# Fish Brine



## txfshrmn (Dec 30, 2014)

Hello Jeff , this is Chuck . I plan on smoking fish in the next couple of months and I would like to know how often I will be able to

use the brine , What I am asking is this , do I change the brine after every use ? . What I am asking here is , if I brine 5# of fish

at one time ( then put them out to dry ) can I reuse it for another few pounds in the same day ? .


----------



## daveomak (Dec 30, 2014)

NO....  the brine has weakened and bacteria is now present and possibly multiplying....


----------



## txfshrmn (Dec 30, 2014)

T .Y . , I was just making sure . Now one more ? abt jerky marinade.

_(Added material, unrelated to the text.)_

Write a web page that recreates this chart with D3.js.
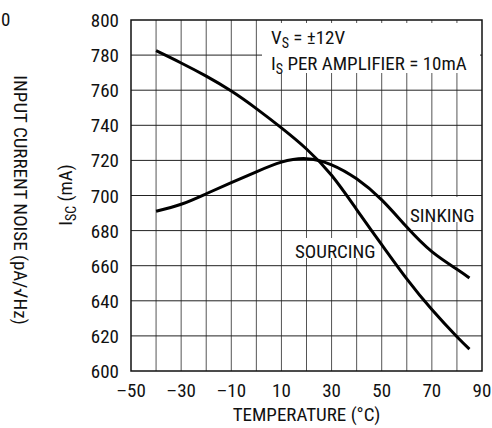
<!DOCTYPE html>
<html>
<head>
<meta charset="utf-8">
<script src="https://cdn.jsdelivr.net/npm/d3@7"></script>
<style>
  body { margin: 0; background: #fff; }
  svg text { font-family: "Liberation Sans Narrow", "Roboto Condensed", "Arial Narrow", sans-serif; fill: #111; }
</style>
</head>
<body>
<div id="chart"></div>
<script>
// temperature (°C) and short-circuit current (mA)
const sourcingTemp = [-40, -30, -20, -10, 0, 10, 20, 30, 40, 50, 60, 70, 80, 85];
const sourcingIsc  = [782.5, 775.5, 768, 759.5, 749.5, 738.5, 726.5, 711.5, 692, 672, 652.5, 635, 619.5, 612.5];
const sinkingTemp  = [-40, -30, -20, -10, 0, 10, 20, 30, 40, 50, 60, 70, 80, 85];
const sinkingIsc   = [691, 695, 701, 707.3, 713.5, 719, 721, 717.5, 709.5, 697.5, 682, 668, 658, 653];

const xTickLabels = [-50, -30, -10, 10, 30, 50, 70, 90];
const yTickLabels = [600, 620, 640, 660, 680, 700, 720, 740, 760, 780, 800];

const width = 492, height = 428;
const fs = 19, sub = 14;

const svg = d3.select("#chart").append("svg")
  .attr("width", width)
  .attr("height", height);

const x = d3.scaleLinear().domain([-50, 90]).range([131, 482]);
const y = d3.scaleLinear().domain([600, 800]).range([371, 20]);

// grid
const grid = svg.append("g");
grid.selectAll("line.v")
  .data(d3.range(-40, 90, 10))
  .enter().append("line")
  .attr("x1", d => x(d)).attr("x2", d => x(d))
  .attr("y1", y(800)).attr("y2", y(600))
  .attr("stroke", "#555").attr("stroke-width", 1);
grid.selectAll("line.h")
  .data(d3.range(620, 800, 20))
  .enter().append("line")
  .attr("x1", x(-50)).attr("x2", x(90))
  .attr("y1", d => y(d)).attr("y2", d => y(d))
  .attr("stroke", "#222").attr("stroke-width", 1);

// white boxes behind labels
svg.append("rect").attr("x", 262).attr("y", 23).attr("width", 218).attr("height", 50).attr("fill", "#fff");
svg.append("rect").attr("x", 408).attr("y", 197).attr("width", 73).attr("height", 25).attr("fill", "#fff");
svg.append("rect").attr("x", 292).attr("y", 238).attr("width", 86).attr("height", 20).attr("fill", "#fff");

// frame
svg.append("rect")
  .attr("x", x(-50)).attr("y", y(800))
  .attr("width", x(90) - x(-50)).attr("height", y(600) - y(800))
  .attr("fill", "none").attr("stroke", "#111").attr("stroke-width", 1.5);

// curves
const line = d3.line()
  .x(d => x(d[0])).y(d => y(d[1]))
  .curve(d3.curveNatural);

svg.append("path")
  .datum(d3.zip(sourcingTemp, sourcingIsc))
  .attr("d", line)
  .attr("fill", "none").attr("stroke", "#000").attr("stroke-width", 3);
svg.append("path")
  .datum(d3.zip(sinkingTemp, sinkingIsc))
  .attr("d", line)
  .attr("fill", "none").attr("stroke", "#000").attr("stroke-width", 3);

// tick labels
svg.selectAll("text.yt")
  .data(yTickLabels)
  .enter().append("text")
  .attr("x", 119).attr("y", d => y(d) + 7)
  .attr("text-anchor", "end")
  .attr("font-size", fs)
  .text(d => d);

svg.selectAll("text.xt")
  .data(xTickLabels)
  .enter().append("text")
  .attr("x", d => x(d)).attr("y", 397)
  .attr("text-anchor", "middle")
  .attr("font-size", fs)
  .text(d => d < 0 ? "\u2013" + Math.abs(d) : d);

// axis titles
svg.append("text")
  .attr("x", x(20)).attr("y", 421)
  .attr("text-anchor", "middle").attr("font-size", fs)
  .text("TEMPERATURE (\u00B0C)");

const yTitle = svg.append("text")
  .attr("transform", "translate(72,195) rotate(-90)")
  .attr("text-anchor", "middle").attr("font-size", fs);
yTitle.append("tspan").text("I");
yTitle.append("tspan").attr("font-size", sub).attr("dy", 4).text("SC");
yTitle.append("tspan").attr("dy", -4).text(" (mA)");

// leftover label from neighbouring chart
svg.append("text")
  .attr("transform", "translate(14,200) rotate(90)")
  .attr("text-anchor", "middle").attr("font-size", fs)
  .text("INPUT CURRENT NOISE (pA/\u221AHz)");
svg.append("text")
  .attr("x", 1).attr("y", 26)
  .attr("font-size", fs)
  .text("0");

// annotations
const a1 = svg.append("text").attr("x", 271).attr("y", 44).attr("font-size", fs);
a1.append("tspan").text("V");
a1.append("tspan").attr("font-size", sub).attr("dy", 4).text("S");
a1.append("tspan").attr("dy", -4).text(" = \u00B112V");

const a2 = svg.append("text").attr("x", 271).attr("y", 70).attr("font-size", fs);
a2.append("tspan").text("I");
a2.append("tspan").attr("font-size", sub).attr("dy", 4).text("S");
a2.append("tspan").attr("dy", -4).text(" PER AMPLIFIER = 10mA");

svg.append("text").attr("x", 410).attr("y", 222).attr("font-size", fs).text("SINKING");
svg.append("text").attr("x", 295).attr("y", 258).attr("font-size", fs).text("SOURCING");
</script>
</body>
</html>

Do I need new marinade as well ? . With all the salt in the soy liquid it

seems like it will be reusable at least twice .


----------



## daveomak (Dec 30, 2014)

Same answer.....    If you want to marinade 20#'s instead of 10#'s, make more marinade the first time....

The salt has been reduced and absorbed into the meat in the first batch...  there is not the same amount of salts for the second batch...   Plus any bacteria from the meat has now been infused into the brine/marinade....   lowered salt content....   combination for bad stuff to happen....


----------



## txfshrmn (Dec 30, 2014)

Again , T. Y. for your answer . You have have a safe and prosperous new year


----------



## daveomak (Dec 30, 2014)

You also have a great new year...    and may Dallas lose to the Seahawks....:lurk:


----------